Temporary Buydowns: This was a device that a borrower with excess cash but insufficient income could use to reduce early-year payments. The borrower’s excess cash was used to fund the difference between the payment made by the borrower and the payment received by the lender. On a 3-2-1 buydown, for example, the mortgage payment in years one, two and three was calculated at rates 3%, 2% and 1%, respectively, below the rate on the loan, and the initial payment was the one used in qualifying the borrower.
The buydown was a more effective way of reducing the payment used to qualify than taking a smaller mortgage because it concentrated the payment reduction in the first few years.
Temporary buydowns are no longer being written, however, because the rules now don’t allow the reduced initial payments to be used to qualify borrowers.
Escape Hatches That Allowed Borrowers to Obfuscate Their Incomes Are No Longer Available
An article I wrote before the financial crisis identified 5 types of mortgage documentation requirements that allowed borrowers either to avoid reporting their income, or to report it with the knowledge that no verification of what they reported would occur.

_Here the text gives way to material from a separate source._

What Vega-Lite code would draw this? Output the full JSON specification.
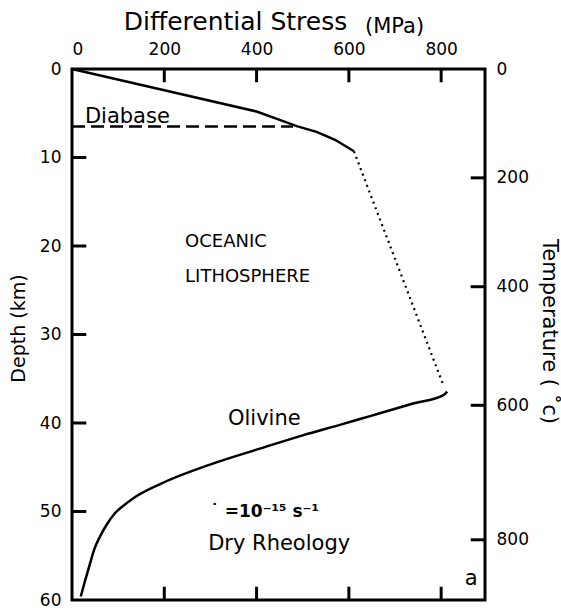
{
  "$schema": "https://vega.github.io/schema/vega-lite/v6.json",
  "width": 413,
  "height": 531,
  "autosize": "none",
  "padding": {"left": 72, "top": 69, "right": 76, "bottom": 8},
  "background": "white",
  "config": {
    "view": {"stroke": "black", "strokeWidth": 3},
    "font": "DejaVu Sans",
    "axis": {
      "domain": false,
      "grid": false,
      "ticks": false,
      "labelColor": "black",
      "labelFontSize": 17,
      "labelFont": "DejaVu Sans",
      "labelPadding": 11,
      "titleFont": "DejaVu Sans",
      "titleColor": "black",
      "titleFontWeight": "normal"
    },
    "text": {"font": "DejaVu Sans", "color": "black", "align": "left", "baseline": "alphabetic"}
  },
  "datasets": {
    "curve": [
      {"part": "diabase", "stress": 0, "depth": 0},
      {"part": "diabase", "stress": 200, "depth": 2.4},
      {"part": "diabase", "stress": 400, "depth": 4.8},
      {"part": "diabase", "stress": 450, "depth": 5.75},
      {"part": "diabase", "stress": 487, "depth": 6.45},
      {"part": "diabase", "stress": 530, "depth": 7.1},
      {"part": "diabase", "stress": 570, "depth": 8.0},
      {"part": "diabase", "stress": 611, "depth": 9.3},
      {"part": "transition", "stress": 611, "depth": 9.3},
      {"part": "transition", "stress": 806, "depth": 35.9},
      {"part": "olivine", "stress": 813, "depth": 36.45},
      {"part": "olivine", "stress": 805, "depth": 36.85},
      {"part": "olivine", "stress": 739, "depth": 37.8},
      {"part": "olivine", "stress": 667, "depth": 38.9},
      {"part": "olivine", "stress": 624, "depth": 39.55},
      {"part": "olivine", "stress": 588, "depth": 40.1},
      {"part": "olivine", "stress": 500, "depth": 41.4},
      {"part": "olivine", "stress": 407, "depth": 42.9},
      {"part": "olivine", "stress": 299, "depth": 44.7},
      {"part": "olivine", "stress": 191, "depth": 46.9},
      {"part": "olivine", "stress": 133, "depth": 48.5},
      {"part": "olivine", "stress": 110, "depth": 49.4},
      {"part": "olivine", "stress": 93, "depth": 50.2},
      {"part": "olivine", "stress": 75, "depth": 51.5},
      {"part": "olivine", "stress": 61, "depth": 52.8},
      {"part": "olivine", "stress": 48, "depth": 54.3},
      {"part": "olivine", "stress": 39, "depth": 55.9},
      {"part": "olivine", "stress": 29, "depth": 57.7},
      {"part": "olivine", "stress": 19, "depth": 59.6}
    ],
    "diabaseLine": [
      {"stress": 0, "depth": 6.5},
      {"stress": 479, "depth": 6.5}
    ],
    "ticks": [
      {"tick": "d10", "stress": 0, "depth": 10}, {"tick": "d10", "stress": 31, "depth": 10},
      {"tick": "d20", "stress": 0, "depth": 20}, {"tick": "d20", "stress": 31, "depth": 20},
      {"tick": "d30", "stress": 0, "depth": 30}, {"tick": "d30", "stress": 31, "depth": 30},
      {"tick": "d40", "stress": 0, "depth": 40}, {"tick": "d40", "stress": 31, "depth": 40},
      {"tick": "d50", "stress": 0, "depth": 50}, {"tick": "d50", "stress": 31, "depth": 50},
      {"tick": "t200", "stress": 895, "depth": 12.3}, {"tick": "t200", "stress": 864, "depth": 12.3},
      {"tick": "t400", "stress": 895, "depth": 24.6}, {"tick": "t400", "stress": 864, "depth": 24.6},
      {"tick": "t600", "stress": 895, "depth": 38}, {"tick": "t600", "stress": 864, "depth": 38},
      {"tick": "t800", "stress": 895, "depth": 53.2}, {"tick": "t800", "stress": 864, "depth": 53.2},
      {"tick": "s200", "stress": 200, "depth": 0}, {"tick": "s200", "stress": 200, "depth": 1.5},
      {"tick": "s400", "stress": 400, "depth": 0}, {"tick": "s400", "stress": 400, "depth": 1.5},
      {"tick": "s600", "stress": 600, "depth": 0}, {"tick": "s600", "stress": 600, "depth": 1.5},
      {"tick": "s800", "stress": 800, "depth": 0}, {"tick": "s800", "stress": 800, "depth": 1.5},
      {"tick": "b200", "stress": 200, "depth": 60}, {"tick": "b200", "stress": 200, "depth": 58.5},
      {"tick": "b400", "stress": 400, "depth": 60}, {"tick": "b400", "stress": 400, "depth": 58.5},
      {"tick": "b600", "stress": 600, "depth": 60}, {"tick": "b600", "stress": 600, "depth": 58.5},
      {"tick": "b800", "stress": 800, "depth": 60}, {"tick": "b800", "stress": 800, "depth": 58.5}
    ],
    "labels": [
      {"text": "Diabase", "stress": 28, "depth": 6.1},
      {"text": "Olivine", "stress": 338, "depth": 40.2},
      {"text": "Dry Rheology", "stress": 295, "depth": 54.4},
      {"text": "a", "stress": 851, "depth": 58.3}
    ],
    "caps": [
      {"text": "OCEANIC", "stress": 245, "depth": 20.1},
      {"text": "LITHOSPHERE", "stress": 245, "depth": 24.1}
    ],
    "unit": [
      {"text": "(MPa)", "stress": 635, "depth": -4.1}
    ],
    "rate": [
      {"text": "˙", "stress": 300, "depth": 50.6},
      {"text": "=10⁻¹⁵ s⁻¹", "stress": 331, "depth": 50.6}
    ]
  },
  "layer": [
    {
      "data": {"name": "curve"},
      "transform": [{"filter": "datum.part == 'diabase'"}],
      "mark": {"type": "line", "color": "black", "strokeWidth": 2.5},
      "encoding": {
        "x": {"field": "stress", "type": "quantitative", "scale": {"domain": [0, 895], "nice": false, "zero": false},
          "axis": {"orient": "top", "values": [0, 200, 400, 600, 800], "title": "Differential Stress", "titleFontSize": 25, "titleX": 163, "titleY": -40, "titleAlign": "center", "titleBaseline": "alphabetic"}},
        "y": {"field": "depth", "type": "quantitative", "scale": {"domain": [0, 60], "reverse": true, "nice": false, "zero": false},
          "axis": {"orient": "left", "values": [0, 10, 20, 30, 40, 50, 60], "title": "Depth (km)", "titleFontSize": 19, "titleX": -54, "titleY": 259, "titleAngle": -90, "titleAlign": "center", "titleBaseline": "middle"}},
        "order": {"field": "stress", "type": "quantitative"}
      }
    },
    {
      "data": {"name": "curve"},
      "transform": [{"filter": "datum.part == 'olivine'"}],
      "mark": {"type": "line", "color": "black", "strokeWidth": 2.5, "interpolate": "monotone"},
      "encoding": {
        "x": {"field": "stress", "type": "quantitative", "scale": {"domain": [0, 895], "nice": false, "zero": false},
          "axis": null},
        "y": {"field": "depth", "type": "quantitative", "scale": {"domain": [0, 60], "reverse": true, "nice": false, "zero": false},
          "axis": {"orient": "right", "values": [0, 12.3, 24.6, 38, 53.2],
            "labelExpr": "datum.value < 6 ? '0' : datum.value < 18 ? '200' : datum.value < 30 ? '400' : datum.value < 45 ? '600' : '800'",
            "title": "Temperature ( ˚c)", "titleFontSize": 21, "titleX": 63, "titleY": 262, "titleAngle": 90, "titleAlign": "center", "titleBaseline": "middle"}},
        "order": {"field": "stress", "type": "quantitative"}
      }
    },
    {
      "data": {"name": "curve"},
      "transform": [{"filter": "datum.part == 'transition'"}],
      "mark": {"type": "line", "color": "black", "strokeWidth": 2.2, "strokeDash": [2, 4]},
      "encoding": {
        "x": {"field": "stress", "type": "quantitative", "axis": null},
        "y": {"field": "depth", "type": "quantitative", "axis": null},
        "order": {"field": "depth", "type": "quantitative"}
      }
    },
    {
      "data": {"name": "diabaseLine"},
      "mark": {"type": "line", "color": "black", "strokeWidth": 2.5, "strokeDash": [13, 6]},
      "encoding": {
        "x": {"field": "stress", "type": "quantitative", "axis": null},
        "y": {"field": "depth", "type": "quantitative", "axis": null}
      }
    },
    {
      "data": {"name": "ticks"},
      "mark": {"type": "line", "color": "black", "strokeWidth": 3},
      "encoding": {
        "x": {"field": "stress", "type": "quantitative", "axis": null},
        "y": {"field": "depth", "type": "quantitative", "axis": null},
        "detail": {"field": "tick", "type": "nominal"}
      }
    },
    {
      "data": {"name": "labels"},
      "mark": {"type": "text", "fontSize": 21},
      "encoding": {
        "x": {"field": "stress", "type": "quantitative", "axis": null},
        "y": {"field": "depth", "type": "quantitative", "axis": null},
        "text": {"field": "text"}
      }
    },
    {
      "data": {"name": "caps"},
      "mark": {"type": "text", "fontSize": 18},
      "encoding": {
        "x": {"field": "stress", "type": "quantitative", "axis": null},
        "y": {"field": "depth", "type": "quantitative", "axis": null},
        "text": {"field": "text"}
      }
    },
    {
      "data": {"name": "unit"},
      "mark": {"type": "text", "fontSize": 21},
      "encoding": {
        "x": {"field": "stress", "type": "quantitative", "axis": null},
        "y": {"field": "depth", "type": "quantitative", "axis": null},
        "text": {"field": "text"}
      }
    },
    {
      "data": {"name": "rate"},
      "mark": {"type": "text", "fontSize": 17, "fontWeight": "bold"},
      "encoding": {
        "x": {"field": "stress", "type": "quantitative", "axis": null},
        "y": {"field": "depth", "type": "quantitative", "axis": null},
        "text": {"field": "text"}
      }
    }
  ],
  "resolve": {"axis": {"x": "independent", "y": "independent"}}
}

These escape hatches were used for a variety of reasons, but one of them was to avoid being rejected because of insufficient income.
All these escape hatches are gone now, and full documentation and verification is the rule.
Did Dodd/Frank and the Regulatory Crack-Down Go Too Far?
I believe it did, and that it is time for a new look. Borrowers prepared to bet that their incomes will rise should be able to qualify at the lower initial payment obtainable with an interest-only option or a temporary buydown, provided their credit scores are high enough to indicate that their judgment probably is sound. Option ARMs, however, should remain dead.
In a similar vein, the swing from the 6 types of documentation requirements that existed before the financial crisis to the one that exists now – full documentation– was excessive. I have written on several occasions about how requiring full documentation from self-employed borrowers has led to the rejection of large numbers of what would have been good loans. Stated income loans should become available again for borrowers, including the self-employed, who have good credit and are making a substantial down payment.